Show only lines that include "image".

■ **GIVEN INFORMATION**:

>> start

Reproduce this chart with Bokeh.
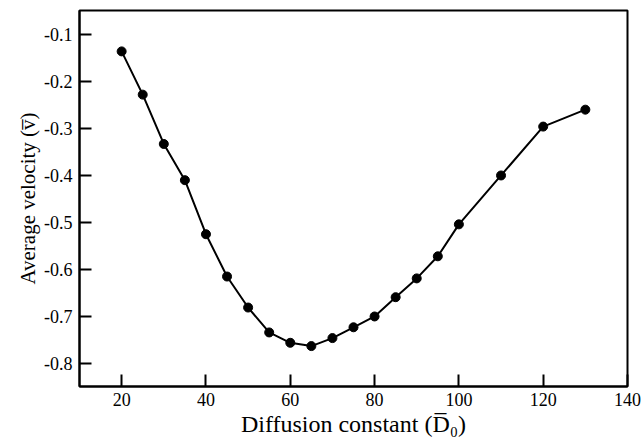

>> end
>> start

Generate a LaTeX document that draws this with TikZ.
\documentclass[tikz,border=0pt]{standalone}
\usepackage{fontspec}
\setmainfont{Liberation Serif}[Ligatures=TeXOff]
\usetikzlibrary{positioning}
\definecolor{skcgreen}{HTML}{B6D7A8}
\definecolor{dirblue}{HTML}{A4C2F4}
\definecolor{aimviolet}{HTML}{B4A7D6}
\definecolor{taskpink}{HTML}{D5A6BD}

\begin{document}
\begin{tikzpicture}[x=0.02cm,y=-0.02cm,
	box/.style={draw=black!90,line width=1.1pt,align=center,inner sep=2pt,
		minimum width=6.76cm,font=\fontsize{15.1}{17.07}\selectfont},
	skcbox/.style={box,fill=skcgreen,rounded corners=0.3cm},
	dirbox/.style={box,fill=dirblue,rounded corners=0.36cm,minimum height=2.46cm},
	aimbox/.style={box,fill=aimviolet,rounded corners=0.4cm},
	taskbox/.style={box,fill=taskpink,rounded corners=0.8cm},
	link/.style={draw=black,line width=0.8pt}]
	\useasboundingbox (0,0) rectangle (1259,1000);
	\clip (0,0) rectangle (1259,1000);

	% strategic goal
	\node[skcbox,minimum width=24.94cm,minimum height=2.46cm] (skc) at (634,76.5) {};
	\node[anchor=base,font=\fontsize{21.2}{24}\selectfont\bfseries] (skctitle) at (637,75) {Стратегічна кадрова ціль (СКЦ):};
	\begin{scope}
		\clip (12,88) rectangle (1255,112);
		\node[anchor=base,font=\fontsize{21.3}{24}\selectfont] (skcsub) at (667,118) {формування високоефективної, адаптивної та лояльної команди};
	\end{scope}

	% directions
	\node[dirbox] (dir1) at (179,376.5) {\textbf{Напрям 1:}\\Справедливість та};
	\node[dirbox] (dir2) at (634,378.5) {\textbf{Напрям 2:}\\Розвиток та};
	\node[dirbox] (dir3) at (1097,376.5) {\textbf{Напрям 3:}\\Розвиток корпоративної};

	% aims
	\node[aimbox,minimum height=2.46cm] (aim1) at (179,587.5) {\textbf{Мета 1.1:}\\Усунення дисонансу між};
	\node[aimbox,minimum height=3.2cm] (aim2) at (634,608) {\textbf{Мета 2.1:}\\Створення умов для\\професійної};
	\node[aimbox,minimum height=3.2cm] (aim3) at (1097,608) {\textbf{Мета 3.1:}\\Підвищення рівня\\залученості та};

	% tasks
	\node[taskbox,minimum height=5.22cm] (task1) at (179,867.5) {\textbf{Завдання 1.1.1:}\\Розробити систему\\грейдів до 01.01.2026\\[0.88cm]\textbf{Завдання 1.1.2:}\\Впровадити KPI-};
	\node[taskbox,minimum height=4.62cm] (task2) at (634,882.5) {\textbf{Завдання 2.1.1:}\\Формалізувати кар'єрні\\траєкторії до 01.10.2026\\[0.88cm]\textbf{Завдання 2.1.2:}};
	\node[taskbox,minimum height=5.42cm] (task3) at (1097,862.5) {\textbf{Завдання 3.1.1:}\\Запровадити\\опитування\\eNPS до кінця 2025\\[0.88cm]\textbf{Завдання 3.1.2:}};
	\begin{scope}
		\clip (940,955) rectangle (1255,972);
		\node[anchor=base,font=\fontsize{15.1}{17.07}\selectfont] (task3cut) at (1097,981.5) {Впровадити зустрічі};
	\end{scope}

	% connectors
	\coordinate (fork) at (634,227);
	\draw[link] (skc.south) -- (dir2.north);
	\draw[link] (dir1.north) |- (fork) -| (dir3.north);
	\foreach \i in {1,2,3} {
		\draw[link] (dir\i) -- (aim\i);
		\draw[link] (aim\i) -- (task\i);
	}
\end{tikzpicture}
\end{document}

>> end
>> start

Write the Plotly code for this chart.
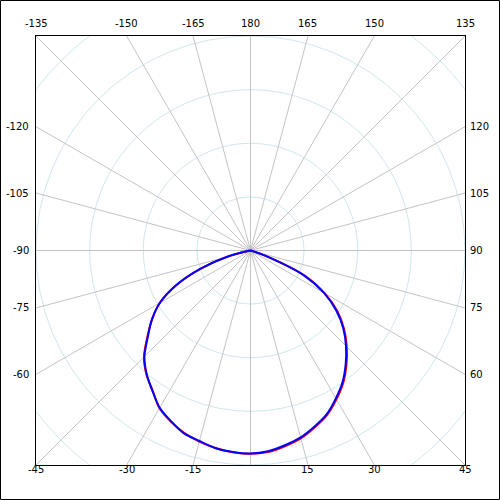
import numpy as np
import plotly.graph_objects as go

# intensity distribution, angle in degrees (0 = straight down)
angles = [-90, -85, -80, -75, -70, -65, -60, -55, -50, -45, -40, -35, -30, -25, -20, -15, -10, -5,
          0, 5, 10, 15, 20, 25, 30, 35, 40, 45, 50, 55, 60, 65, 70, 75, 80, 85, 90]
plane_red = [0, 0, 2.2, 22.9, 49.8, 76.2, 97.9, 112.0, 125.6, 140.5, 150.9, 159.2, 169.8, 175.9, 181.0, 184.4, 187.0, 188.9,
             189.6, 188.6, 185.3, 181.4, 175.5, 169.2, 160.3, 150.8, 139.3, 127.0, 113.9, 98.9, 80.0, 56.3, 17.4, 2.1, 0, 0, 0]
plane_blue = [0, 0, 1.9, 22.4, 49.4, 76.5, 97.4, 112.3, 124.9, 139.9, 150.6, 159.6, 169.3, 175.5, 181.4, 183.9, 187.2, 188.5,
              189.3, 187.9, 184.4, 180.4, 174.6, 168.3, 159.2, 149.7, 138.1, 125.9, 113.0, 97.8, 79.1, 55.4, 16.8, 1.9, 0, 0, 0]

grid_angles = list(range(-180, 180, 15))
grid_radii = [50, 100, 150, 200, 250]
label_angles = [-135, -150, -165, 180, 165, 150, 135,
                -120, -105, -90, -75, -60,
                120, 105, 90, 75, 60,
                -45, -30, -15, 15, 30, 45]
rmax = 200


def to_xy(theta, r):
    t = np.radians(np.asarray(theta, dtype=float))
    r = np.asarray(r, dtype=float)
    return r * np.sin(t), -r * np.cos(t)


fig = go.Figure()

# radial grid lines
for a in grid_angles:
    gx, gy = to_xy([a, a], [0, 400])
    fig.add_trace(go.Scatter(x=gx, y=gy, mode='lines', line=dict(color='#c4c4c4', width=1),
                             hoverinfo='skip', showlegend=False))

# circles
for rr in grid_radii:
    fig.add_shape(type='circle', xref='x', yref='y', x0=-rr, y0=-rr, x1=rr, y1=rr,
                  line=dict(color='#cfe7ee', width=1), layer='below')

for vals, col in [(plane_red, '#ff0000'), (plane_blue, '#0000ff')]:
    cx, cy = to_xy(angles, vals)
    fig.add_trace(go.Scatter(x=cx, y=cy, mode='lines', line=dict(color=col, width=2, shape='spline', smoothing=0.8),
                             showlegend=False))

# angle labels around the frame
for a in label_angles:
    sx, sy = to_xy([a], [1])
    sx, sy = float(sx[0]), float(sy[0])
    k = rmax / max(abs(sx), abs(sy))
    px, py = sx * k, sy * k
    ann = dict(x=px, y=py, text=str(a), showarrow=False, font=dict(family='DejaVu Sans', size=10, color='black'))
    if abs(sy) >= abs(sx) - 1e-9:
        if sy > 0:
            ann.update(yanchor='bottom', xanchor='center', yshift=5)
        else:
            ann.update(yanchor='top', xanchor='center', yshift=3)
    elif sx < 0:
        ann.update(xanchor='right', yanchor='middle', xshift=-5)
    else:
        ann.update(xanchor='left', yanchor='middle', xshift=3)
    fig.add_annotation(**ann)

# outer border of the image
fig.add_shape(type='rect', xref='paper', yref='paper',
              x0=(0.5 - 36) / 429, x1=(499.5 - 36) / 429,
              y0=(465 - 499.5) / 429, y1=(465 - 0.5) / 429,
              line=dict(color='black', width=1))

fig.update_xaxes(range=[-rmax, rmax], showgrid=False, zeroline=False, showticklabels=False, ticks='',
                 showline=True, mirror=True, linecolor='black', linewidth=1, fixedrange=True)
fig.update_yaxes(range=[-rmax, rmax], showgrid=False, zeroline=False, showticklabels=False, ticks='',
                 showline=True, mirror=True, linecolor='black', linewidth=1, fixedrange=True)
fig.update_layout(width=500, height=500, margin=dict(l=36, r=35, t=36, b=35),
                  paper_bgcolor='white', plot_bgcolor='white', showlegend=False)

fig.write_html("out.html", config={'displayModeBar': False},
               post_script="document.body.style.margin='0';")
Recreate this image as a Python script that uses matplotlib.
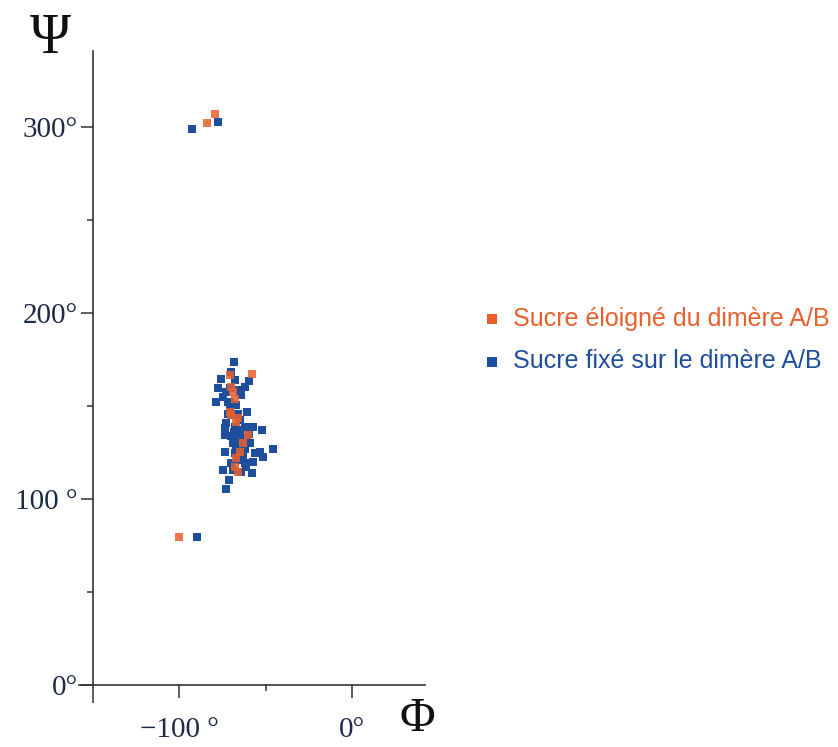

>> end

■ **WRITTEN RESPONSE**:
# outer border of the image
Recreate this image as a Python script that uses matplotlib.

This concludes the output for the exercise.